The OU has stimulated my mind suitably over the last seven months to oblige a subscription to the New Scientist.
I was picking it up every other week for the Web Tech and other 'e-' related topics. These now feature regularly. My wife has ten years in medical market research, though not a Scientist, she will often have an opinion on anything that touches her world of work. It is better read that the weekend colour supplement. In fact, I've ditched the Guardian once a week for the New Scientist once a week with all other stories and news prompted by a sentence on TV, a couple of sentences on the Radio and a paragraph or two online.
Beware the Irresistible Internet
Is it addictive?
Expecting or wishing to look at numerous e-learning style products for H808 I found I had spent 3 hours today doing this with Dropbox and Facebook. I wish I hadn't. I haven't even started to make Facebook sing, so would prefer to exit in tact.

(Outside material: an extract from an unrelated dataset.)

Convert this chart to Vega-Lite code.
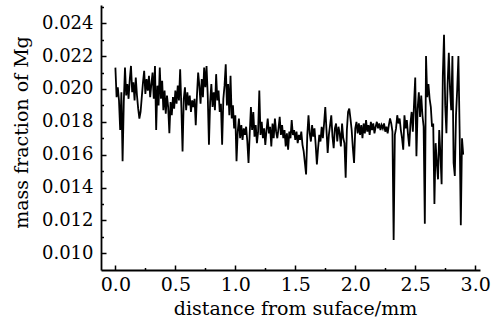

And I suspect that Dropbox, like Amazon, Google, Facebook and Twitter is just a neat trap and that within six months we will be enrolled into a myriad of appealing, complementary services that we'll be paying for by subscription.
- technology-dependence clinic (Richard Graham)
- young men stuck in multiplayer online gaming environments
- Women and adolescent girls using instant messaging platforms and social media compulsively
- obsession with screen-based media (Ofcom)
- Blackberry-addicted white-collar workers
Hear say or fact? Not evidence and the citations are sparse. But of interest.
- Is there such a thing as an OU obsessive?
- A blogging obsessive (certainly).
- If you have an obsessive nature.
'Now, the potent combination of omnipresent technologies and our addictive nature means more casualties look inevitable.' Paul Marks. Senior Technology Correspondent
Marks, P. (2010) New Scientist. Volume 207. No. 2777. pp24-25.